Wind and solar can work together to enhance the reliability of electricity systems in Canada.

Expanding the supply of wind and solar across Canada is critical to reducing emissions from the electricity sector, supporting widespread electrification, and achieving Canada’s 2030 and 2050 targets. While critics often point to the variability and seasonal intermittency of wind and solar as a fundamental challenge to system reliability, this variability can be overcome, often with solutions that are already available. 

As electricity systems increasingly rely on wind and solar to get cleaner and bigger, they will also need to get “smarter”—or more flexible. There are many solutions to support this flexibility as more variable renewable sources come online. These include deploying short- and long-term energy storage, expanding inter-provincial grid connections, and leaning on firm sources of clean power to enhance reliability.

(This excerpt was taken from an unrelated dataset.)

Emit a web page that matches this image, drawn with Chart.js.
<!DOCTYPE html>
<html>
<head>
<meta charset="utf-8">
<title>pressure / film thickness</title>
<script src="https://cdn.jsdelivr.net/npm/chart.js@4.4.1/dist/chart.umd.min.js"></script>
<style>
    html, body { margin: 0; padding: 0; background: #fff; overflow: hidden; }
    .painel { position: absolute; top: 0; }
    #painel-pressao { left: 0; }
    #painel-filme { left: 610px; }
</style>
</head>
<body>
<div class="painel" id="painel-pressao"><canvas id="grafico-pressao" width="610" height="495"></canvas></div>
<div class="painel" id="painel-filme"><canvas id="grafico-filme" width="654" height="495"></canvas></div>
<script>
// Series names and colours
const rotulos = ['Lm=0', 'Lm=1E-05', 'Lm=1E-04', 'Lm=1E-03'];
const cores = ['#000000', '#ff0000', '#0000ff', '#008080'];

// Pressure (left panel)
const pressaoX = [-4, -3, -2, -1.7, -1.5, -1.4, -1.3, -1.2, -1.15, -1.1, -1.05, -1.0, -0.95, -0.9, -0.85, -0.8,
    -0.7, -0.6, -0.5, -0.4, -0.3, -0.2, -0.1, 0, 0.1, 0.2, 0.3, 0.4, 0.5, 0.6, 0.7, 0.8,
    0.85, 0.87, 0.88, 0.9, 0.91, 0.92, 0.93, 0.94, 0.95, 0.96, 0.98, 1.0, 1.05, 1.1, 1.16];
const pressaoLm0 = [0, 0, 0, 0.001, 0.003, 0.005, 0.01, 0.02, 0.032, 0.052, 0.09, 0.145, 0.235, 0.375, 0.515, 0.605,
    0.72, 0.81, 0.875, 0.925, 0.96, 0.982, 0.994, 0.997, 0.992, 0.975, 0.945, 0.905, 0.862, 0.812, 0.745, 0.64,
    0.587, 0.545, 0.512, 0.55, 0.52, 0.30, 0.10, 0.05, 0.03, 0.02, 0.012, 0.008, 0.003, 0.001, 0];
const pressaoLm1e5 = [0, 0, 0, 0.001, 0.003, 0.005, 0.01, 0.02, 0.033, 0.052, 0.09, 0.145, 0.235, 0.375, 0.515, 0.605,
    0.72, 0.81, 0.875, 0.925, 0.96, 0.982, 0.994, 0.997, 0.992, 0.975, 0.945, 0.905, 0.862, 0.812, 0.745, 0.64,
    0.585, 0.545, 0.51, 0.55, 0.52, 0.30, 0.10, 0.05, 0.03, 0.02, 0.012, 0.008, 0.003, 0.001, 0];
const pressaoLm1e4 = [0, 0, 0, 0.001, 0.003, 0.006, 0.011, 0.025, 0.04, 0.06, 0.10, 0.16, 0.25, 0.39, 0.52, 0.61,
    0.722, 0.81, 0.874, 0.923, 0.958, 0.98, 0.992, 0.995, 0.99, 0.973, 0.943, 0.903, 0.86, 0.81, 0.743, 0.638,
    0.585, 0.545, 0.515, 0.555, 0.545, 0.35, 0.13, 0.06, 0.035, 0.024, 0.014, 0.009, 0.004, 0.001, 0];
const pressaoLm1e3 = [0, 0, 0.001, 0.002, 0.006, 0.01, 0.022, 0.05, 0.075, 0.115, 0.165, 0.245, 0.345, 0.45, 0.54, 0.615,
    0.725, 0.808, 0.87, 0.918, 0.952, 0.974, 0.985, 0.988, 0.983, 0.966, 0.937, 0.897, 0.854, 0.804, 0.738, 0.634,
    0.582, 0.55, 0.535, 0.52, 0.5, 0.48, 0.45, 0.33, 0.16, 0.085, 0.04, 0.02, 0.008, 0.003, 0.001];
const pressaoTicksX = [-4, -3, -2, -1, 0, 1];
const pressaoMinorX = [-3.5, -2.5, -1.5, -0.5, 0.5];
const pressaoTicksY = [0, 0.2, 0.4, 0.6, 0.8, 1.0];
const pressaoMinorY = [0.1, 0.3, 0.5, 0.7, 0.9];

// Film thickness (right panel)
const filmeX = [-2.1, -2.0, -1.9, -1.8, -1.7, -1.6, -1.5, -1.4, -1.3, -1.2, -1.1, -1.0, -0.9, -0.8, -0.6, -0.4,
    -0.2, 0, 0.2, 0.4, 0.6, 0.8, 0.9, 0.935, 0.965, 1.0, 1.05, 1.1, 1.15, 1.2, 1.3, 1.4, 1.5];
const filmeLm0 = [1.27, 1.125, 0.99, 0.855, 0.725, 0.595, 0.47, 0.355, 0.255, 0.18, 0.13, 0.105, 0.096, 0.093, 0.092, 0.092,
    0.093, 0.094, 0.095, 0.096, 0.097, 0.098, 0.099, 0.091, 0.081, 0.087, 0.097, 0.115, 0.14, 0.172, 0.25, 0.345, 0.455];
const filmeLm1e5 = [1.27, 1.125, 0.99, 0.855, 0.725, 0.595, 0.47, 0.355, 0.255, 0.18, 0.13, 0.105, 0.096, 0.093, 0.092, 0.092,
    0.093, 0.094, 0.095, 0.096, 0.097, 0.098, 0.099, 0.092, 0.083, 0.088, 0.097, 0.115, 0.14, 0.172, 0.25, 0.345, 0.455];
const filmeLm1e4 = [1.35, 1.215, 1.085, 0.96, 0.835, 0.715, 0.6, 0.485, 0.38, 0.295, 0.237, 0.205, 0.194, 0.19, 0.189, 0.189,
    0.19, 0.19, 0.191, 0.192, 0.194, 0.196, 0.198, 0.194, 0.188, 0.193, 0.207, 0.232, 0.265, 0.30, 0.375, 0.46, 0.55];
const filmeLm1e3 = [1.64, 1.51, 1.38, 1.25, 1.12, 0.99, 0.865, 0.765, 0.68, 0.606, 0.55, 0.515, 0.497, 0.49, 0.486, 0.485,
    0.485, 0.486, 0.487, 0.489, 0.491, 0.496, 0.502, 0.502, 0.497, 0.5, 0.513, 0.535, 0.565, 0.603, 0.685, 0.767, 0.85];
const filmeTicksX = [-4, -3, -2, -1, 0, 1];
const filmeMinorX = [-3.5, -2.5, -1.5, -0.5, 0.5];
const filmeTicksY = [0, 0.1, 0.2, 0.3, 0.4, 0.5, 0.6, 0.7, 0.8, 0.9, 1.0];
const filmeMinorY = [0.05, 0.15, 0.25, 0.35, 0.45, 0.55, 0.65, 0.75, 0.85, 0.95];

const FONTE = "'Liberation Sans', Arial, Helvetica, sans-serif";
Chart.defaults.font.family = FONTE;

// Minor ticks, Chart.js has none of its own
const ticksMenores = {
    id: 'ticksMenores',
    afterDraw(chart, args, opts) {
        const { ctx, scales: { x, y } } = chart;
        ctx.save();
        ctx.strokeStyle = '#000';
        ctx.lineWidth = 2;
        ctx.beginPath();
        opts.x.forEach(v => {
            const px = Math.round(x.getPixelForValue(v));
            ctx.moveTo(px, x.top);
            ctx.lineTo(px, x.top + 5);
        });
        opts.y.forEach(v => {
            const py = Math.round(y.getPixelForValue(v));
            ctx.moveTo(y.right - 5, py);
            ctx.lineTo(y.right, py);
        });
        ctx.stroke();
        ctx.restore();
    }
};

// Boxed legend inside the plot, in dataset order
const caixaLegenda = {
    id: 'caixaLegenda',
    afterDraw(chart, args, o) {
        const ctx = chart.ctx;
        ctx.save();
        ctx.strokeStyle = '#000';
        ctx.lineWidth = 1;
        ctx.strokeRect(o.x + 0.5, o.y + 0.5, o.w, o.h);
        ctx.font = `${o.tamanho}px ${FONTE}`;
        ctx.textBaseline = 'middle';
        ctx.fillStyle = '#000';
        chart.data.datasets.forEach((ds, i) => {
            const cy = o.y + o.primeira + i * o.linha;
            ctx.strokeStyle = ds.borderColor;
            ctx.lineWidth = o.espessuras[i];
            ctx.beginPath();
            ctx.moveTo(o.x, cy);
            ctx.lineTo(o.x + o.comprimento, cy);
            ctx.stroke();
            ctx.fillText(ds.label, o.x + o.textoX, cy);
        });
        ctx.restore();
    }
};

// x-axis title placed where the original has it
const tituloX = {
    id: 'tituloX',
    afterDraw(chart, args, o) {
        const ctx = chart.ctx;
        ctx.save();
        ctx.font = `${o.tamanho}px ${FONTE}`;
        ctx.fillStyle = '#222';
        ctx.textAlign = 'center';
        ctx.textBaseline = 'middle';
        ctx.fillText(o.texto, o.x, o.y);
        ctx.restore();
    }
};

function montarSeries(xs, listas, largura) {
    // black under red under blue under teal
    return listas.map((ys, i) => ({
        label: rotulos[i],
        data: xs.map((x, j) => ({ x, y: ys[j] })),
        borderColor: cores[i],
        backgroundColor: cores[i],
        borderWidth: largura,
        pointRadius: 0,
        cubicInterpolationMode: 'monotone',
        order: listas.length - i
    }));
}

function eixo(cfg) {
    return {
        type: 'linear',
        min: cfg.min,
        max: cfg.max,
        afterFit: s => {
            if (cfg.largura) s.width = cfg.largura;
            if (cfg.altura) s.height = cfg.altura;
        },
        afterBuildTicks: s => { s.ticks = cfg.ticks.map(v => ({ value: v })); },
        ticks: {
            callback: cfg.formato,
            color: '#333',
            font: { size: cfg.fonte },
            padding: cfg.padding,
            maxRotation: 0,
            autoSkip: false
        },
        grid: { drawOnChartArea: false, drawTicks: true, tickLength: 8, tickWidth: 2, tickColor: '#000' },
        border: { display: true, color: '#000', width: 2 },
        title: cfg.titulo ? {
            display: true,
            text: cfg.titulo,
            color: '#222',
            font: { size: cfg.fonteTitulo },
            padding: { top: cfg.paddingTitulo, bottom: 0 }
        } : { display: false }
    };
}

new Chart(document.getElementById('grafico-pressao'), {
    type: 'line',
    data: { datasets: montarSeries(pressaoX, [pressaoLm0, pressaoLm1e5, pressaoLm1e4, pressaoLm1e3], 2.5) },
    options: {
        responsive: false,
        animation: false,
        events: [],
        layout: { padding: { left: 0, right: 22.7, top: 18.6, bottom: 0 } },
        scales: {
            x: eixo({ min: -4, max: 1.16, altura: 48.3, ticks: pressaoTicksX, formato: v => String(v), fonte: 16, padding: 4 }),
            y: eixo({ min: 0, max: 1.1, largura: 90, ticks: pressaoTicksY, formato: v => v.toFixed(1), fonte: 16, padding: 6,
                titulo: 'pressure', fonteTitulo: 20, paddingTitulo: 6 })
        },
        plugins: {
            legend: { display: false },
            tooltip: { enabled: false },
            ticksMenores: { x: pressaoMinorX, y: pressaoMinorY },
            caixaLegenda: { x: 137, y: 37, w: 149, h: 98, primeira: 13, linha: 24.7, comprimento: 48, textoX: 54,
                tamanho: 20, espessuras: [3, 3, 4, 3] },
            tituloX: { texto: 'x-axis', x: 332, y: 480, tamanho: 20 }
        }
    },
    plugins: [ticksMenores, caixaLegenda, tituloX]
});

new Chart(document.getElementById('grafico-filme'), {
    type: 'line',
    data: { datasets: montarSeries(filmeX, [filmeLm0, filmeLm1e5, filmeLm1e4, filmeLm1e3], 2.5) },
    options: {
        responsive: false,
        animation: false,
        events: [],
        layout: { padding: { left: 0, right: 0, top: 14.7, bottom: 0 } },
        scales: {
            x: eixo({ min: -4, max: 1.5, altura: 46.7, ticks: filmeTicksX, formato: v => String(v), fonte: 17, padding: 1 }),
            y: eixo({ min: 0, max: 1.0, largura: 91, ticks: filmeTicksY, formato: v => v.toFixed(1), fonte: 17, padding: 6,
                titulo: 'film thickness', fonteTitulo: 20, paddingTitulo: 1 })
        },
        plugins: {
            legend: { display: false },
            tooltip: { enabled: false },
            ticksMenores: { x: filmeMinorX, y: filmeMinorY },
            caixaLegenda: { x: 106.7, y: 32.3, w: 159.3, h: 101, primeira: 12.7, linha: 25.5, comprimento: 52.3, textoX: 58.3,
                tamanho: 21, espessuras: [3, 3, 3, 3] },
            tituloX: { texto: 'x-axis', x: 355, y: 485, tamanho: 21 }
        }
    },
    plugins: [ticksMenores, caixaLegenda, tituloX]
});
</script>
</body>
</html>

However another basic, though often overlooked solution, is to leverage the complementary power-producing patterns of wind and solar. 

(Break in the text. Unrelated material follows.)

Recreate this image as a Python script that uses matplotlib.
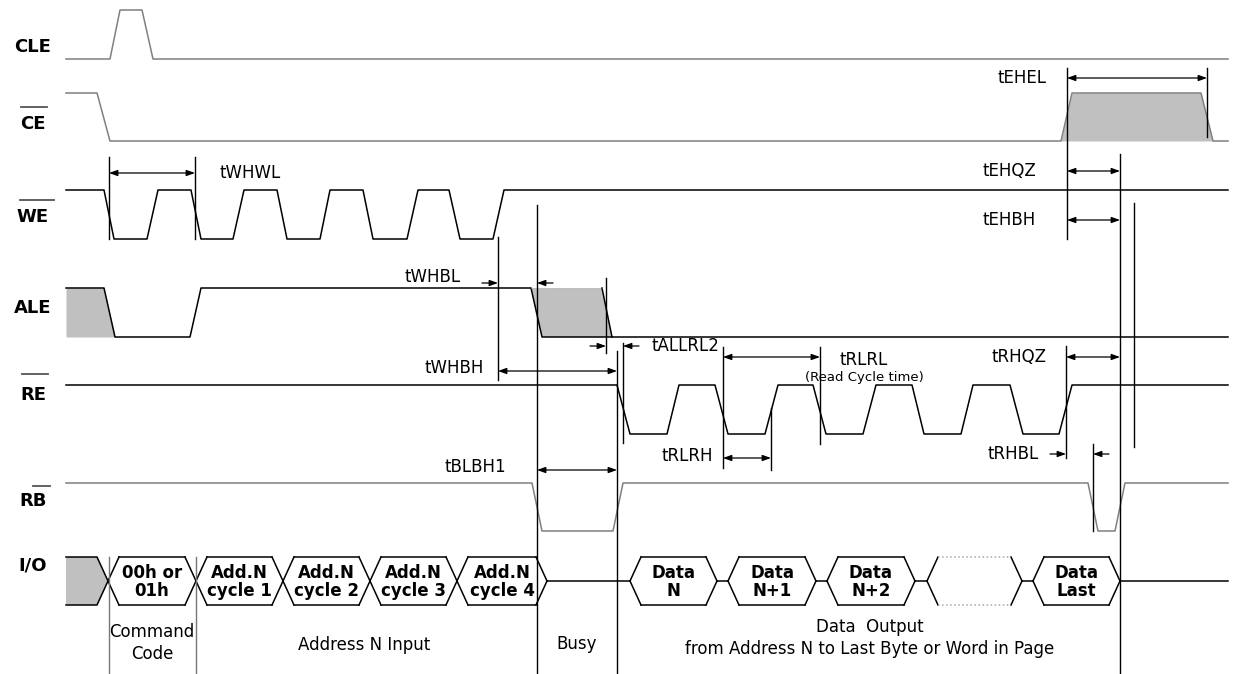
"""
read cycle timing diagram (NAND flash page read), drawn on a pixel-like grid
"""
import numpy as np
import matplotlib.pyplot as plt

# ---------------- data ----------------
X_START = 66
X_END = 1228

# signal rows: (high y, low y) in picture coordinates (y grows downward)
ROWS = {
    "CLE": (10, 59),
    "CE": (93, 141),
    "WE": (190, 239),
    "ALE": (288, 337),
    "RE": (385, 434),
    "RB": (483, 531),
}
START_LEVEL = {"CLE": 0, "CE": 1, "WE": 1, "ALE": 1, "RE": 1, "RB": 1}

# each edge toggles the level: (edge start, edge end)
CLE_EDGES = [(110, 120), (142, 153)]
CE_EDGES = [(97, 110), (1061, 1072), (1201, 1213)]
WE_EDGES = [(104, 114), (147, 158), (191, 201), (233, 244), (277, 287),
            (320, 330), (363, 373), (407, 418), (449, 460), (493, 504)]
ALE_EDGES = [(104, 115), (190, 201), (531, 542)]
RE_EDGES = [(617, 630), (667, 679), (715, 728), (765, 778), (813, 826),
            (863, 876), (912, 924), (961, 973), (1010, 1023), (1059, 1072)]
RB_EDGES = [(532, 542), (613, 623), (1088, 1098), (1115, 1125)]
EDGES = {"CLE": CLE_EDGES, "CE": CE_EDGES, "WE": WE_EDGES,
         "ALE": ALE_EDGES, "RE": RE_EDGES, "RB": RB_EDGES}
SIGNAL_COLOR = {"CLE": "#808080", "CE": "#808080", "WE": "black",
                "ALE": "black", "RE": "black", "RB": "#808080"}

# shaded (don't care) spans on a waveform: (signal, from x, to x)
SHADED = [("ALE", X_START, 115), ("CE", 1061, 1213)]
# ALE uncertain falling edge: earliest edge, latest edge
ALE_WINDOW = [(531, 542), (602, 612)]

# I/O bus
IO_TOP, IO_BOT = 557, 605
IO_SLANT = 11
IO_GRAY_END = 108
IO_CELLS = [  # (left crossing, right crossing, text)
    (108, 196, "00h or\n01h"),
    (196, 283, "Add.N\ncycle 1"),
    (283, 370, "Add.N\ncycle 2"),
    (370, 457, "Add.N\ncycle 3"),
    (457, 547, "Add.N\ncycle 4"),
    (630, 717, "Data\nN"),
    (728, 816, "Data\nN+1"),
    (827, 915, "Data\nN+2"),
    (927, 1022, ""),
    (1033, 1120, "Data\nLast"),
]

# labels of the rows
LABELS = ["CLE", "CE", "WE", "ALE", "RE", "RB", "I/O"]
LABEL_Y = [47, 124, 217, 308, 395, 501, 565]
# overbars: (x from, x to, y)
OVERBARS = [(21, 47, 107), (20, 54, 200), (22, 48, 374), (33, 50, 486)]

# timing markers: (text, x1, x2, y, kind, text x, text y, text align)
TIMINGS = [
    ("tWHWL", 109, 195, 173, "in", 220, 173, "left"),
    ("tEHEL", 1067, 1207, 78, "in", 1046, 78, "right"),
    ("tEHQZ", 1067, 1120, 171, "in", 1036, 171, "right"),
    ("tEHBH", 1067, 1120, 220, "in", 1036, 220, "right"),
    ("tWHBL", 498, 537, 283, "out", 461, 277, "right"),
    ("tWHBH", 498, 617, 371, "in", 484, 368, "right"),
    ("tALLRL2", 606, 623, 346, "out", 651, 346, "left"),
    ("tRLRL", 723, 820, 357, "in", 864, 360, "center"),
    ("tRLRH", 723, 771, 458, "in", 713, 456, "right"),
    ("tRHQZ", 1066, 1120, 357, "in", 1047, 357, "right"),
    ("tRHBL", 1066, 1093, 454, "out", 1039, 454, "right"),
    ("tBLBH1", 537, 617, 470, "in", 506, 467, "right"),
]

# vertical reference lines: (x, y top, y bottom, color)
VLINES = [
    (109, 157, 239, "black"), (195, 157, 239, "black"),
    (1067, 68, 239, "black"), (1207, 68, 137, "black"),
    (1120, 154, 674, "black"), (1134, 203, 447, "black"),
    (498, 237, 380, "black"), (537, 205, 674, "black"),
    (606, 278, 353, "black"), (617, 351, 674, "black"),
    (623, 343, 443, "black"), (723, 347, 468, "black"),
    (771, 408, 470, "black"), (820, 347, 444, "black"),
    (1066, 346, 458, "black"), (1093, 444, 531, "black"),
    (109, 557, 674, "#777777"), (196, 557, 674, "#777777"),
]

# phase captions under the bus: (text, x, y)
PHASES = [
    ("Command\nCode", 152, 643),
    ("Address N Input", 364, 645),
    ("Busy", 577, 644),
    ("Data  Output\nfrom Address N to Last Byte or Word in Page", 870, 638),
]


def waveform(level, edges, y_hi, y_lo):
    """turn a list of edges into a polyline"""
    xs = [X_START]
    ys = [y_hi if level else y_lo]
    for a, b in edges:
        xs.append(a)
        ys.append(y_hi if level else y_lo)
        level = 1 - level
        xs.append(b)
        ys.append(y_hi if level else y_lo)
    xs.append(X_END)
    ys.append(y_hi if level else y_lo)
    return np.array(xs, float), np.array(ys, float)


if __name__ == "__main__":
    fig = plt.figure(figsize=(12.35, 6.74), dpi=100)
    ax = fig.add_axes([0, 0, 1, 1])
    ax.set_xlim(0, 1235)
    ax.set_ylim(674, 0)
    ax.axis("off")

    lw = 1.1
    gray_fill = "#c0c0c0"

    # waveforms
    waves = {}
    for name, (y_hi, y_lo) in ROWS.items():
        xs, ys = waveform(START_LEVEL[name], EDGES[name], y_hi, y_lo)
        waves[name] = (xs, ys)
        ax.plot(xs, ys, color=SIGNAL_COLOR[name], lw=lw, zorder=3)

    # shaded spans
    for name, xa, xb in SHADED:
        xs, ys = waves[name]
        grid = np.linspace(xa, xb, 400)
        ax.fill_between(grid, np.interp(grid, xs, ys), ROWS[name][1],
                        color=gray_fill, lw=0, zorder=2)

    # ALE uncertain window
    y_hi, y_lo = ROWS["ALE"]
    (a1, b1), (a2, b2) = ALE_WINDOW
    ax.fill([a1, a2, b2, b1], [y_hi, y_hi, y_lo, y_lo], color=gray_fill, lw=0, zorder=2)
    ax.plot([a2, b2], [y_hi, y_lo], color="black", lw=lw, zorder=3)
    ax.plot([a1, a2], [y_hi, y_hi], color="#bbbbbb", lw=0.8, ls=":", zorder=3)

    # I/O bus
    mid = (IO_TOP + IO_BOT) / 2
    s = IO_SLANT
    ax.fill([X_START, IO_GRAY_END - s, IO_GRAY_END, IO_GRAY_END - s, X_START],
            [IO_TOP, IO_TOP, mid, IO_BOT, IO_BOT], color=gray_fill, lw=0, zorder=2)
    ax.plot([X_START, IO_GRAY_END - s, IO_GRAY_END, IO_GRAY_END - s, X_START],
            [IO_TOP, IO_TOP, mid, IO_BOT, IO_BOT], color="black", lw=lw, zorder=3)
    prev = None
    for xl, xr, txt in IO_CELLS:
        if prev is not None and xl > prev:
            ax.plot([prev, xl], [mid, mid], color="black", lw=lw, zorder=3)
        # the empty cell has faint dotted top / bottom edges
        edge_col, edge_ls = ("black", "-") if txt else ("#aaaaaa", ":")
        ax.plot([xl, xl + s], [mid, IO_TOP], color="black", lw=lw, zorder=3)
        ax.plot([xl, xl + s], [mid, IO_BOT], color="black", lw=lw, zorder=3)
        ax.plot([xr - s, xr], [IO_TOP, mid], color="black", lw=lw, zorder=3)
        ax.plot([xr - s, xr], [IO_BOT, mid], color="black", lw=lw, zorder=3)
        ax.plot([xl + s, xr - s], [IO_TOP, IO_TOP], color=edge_col, ls=edge_ls, lw=lw, zorder=3)
        ax.plot([xl + s, xr - s], [IO_BOT, IO_BOT], color=edge_col, ls=edge_ls, lw=lw, zorder=3)
        if txt:
            ax.text((xl + xr) / 2, mid + 1, txt, ha="center", va="center",
                    fontsize=12, fontweight="bold", linespacing=1.05, zorder=4)
        prev = xr
    ax.plot([prev, X_END], [mid, mid], color="black", lw=lw, zorder=3)

    # vertical reference lines
    for x, y0, y1, c in VLINES:
        ax.plot([x, x], [y0, y1], color=c, lw=1.0, zorder=3)

    # timing arrows
    head = dict(color="black", lw=0.9, shrinkA=0, shrinkB=0)
    for txt, x1, x2, y, kind, tx, ty, ha in TIMINGS:
        if kind == "in":
            ax.annotate("", xy=(x2, y), xytext=(x1, y),
                        arrowprops=dict(arrowstyle="<|-|>,head_length=0.5,head_width=0.18", **head))
        else:
            ax.annotate("", xy=(x1, y), xytext=(x1 - 16, y),
                        arrowprops=dict(arrowstyle="-|>,head_length=0.5,head_width=0.18", **head))
            ax.annotate("", xy=(x2, y), xytext=(x2 + 16, y),
                        arrowprops=dict(arrowstyle="-|>,head_length=0.5,head_width=0.18", **head))
        ax.text(tx, ty, txt, ha=ha, va="center", fontsize=12, zorder=4)
    ax.text(864, 378, "(Read Cycle time)", ha="center", va="center", fontsize=9.5, zorder=4)

    # row labels
    for name, y in zip(LABELS, LABEL_Y):
        ax.text(33, y, name, ha="center", va="center", fontsize=13, fontweight="bold")
    for x0, x1, y in OVERBARS:
        ax.plot([x0, x1], [y, y], color="#555555", lw=1.3)

    # phase captions
    for txt, x, y in PHASES:
        ax.text(x, y, txt, ha="center", va="center", fontsize=12, linespacing=1.25)

    fig.savefig("out.png", dpi=100, facecolor="white")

Figure 1 shows monthly electricity generation from wind and solar in Canada as well as in Ontario. The trends show that, at both the national level as well as within a provincial electricity grid, wind supplies more power in the winter months, and solar peaks in the summer months. Wind and solar are also complementary on an hourly basis. The Canadian Climate Institute’s Bigger, Cleaner, Smarter report shows wind and solar generation in Alberta over a ten-day period (Figure 12 in the report), with solar generation highest mid-day and wind generation highest at night. In other words, the wind often blows when the sun doesn’t shine.

Figure 1: Wind and solar complement one another, with wind generating more electricity in the winter months and solar generating more electricity in the summer months.

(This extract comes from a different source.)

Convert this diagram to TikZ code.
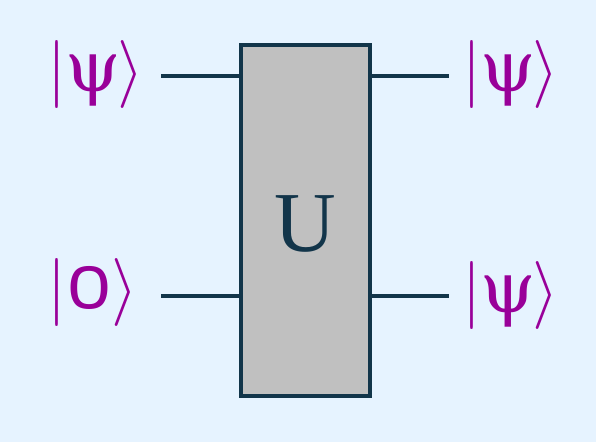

Regulators, utilities, and system operators can strategically leverage the complementary power of wind and solar to smooth out variability and enhance system reliability. This is especially true for provinces where solar and wind will play a major role in achieving net zero electricity–notably those without significant hydropower resources. In practical terms, this could mean co-locating solar and wind at the same site—known as hybrid systems—or across a diversity of sites in a single balancing area. Other solutions include improving the predictability of wind and solar with better forecasting, or connecting to neighbouring electricity grids with complementary generation profiles. 

In addition to the obvious benefits of more clean—and cheaper—electricity, leveraging the complementary power of solar and wind can also reduce the need for other “smart” solutions like energy storage, which can in turn lower system costs. And, while some solutions to enhance system flexibility face technological or cost barriers, combining solar and wind power is a safe bet solution—one that can be implemented today.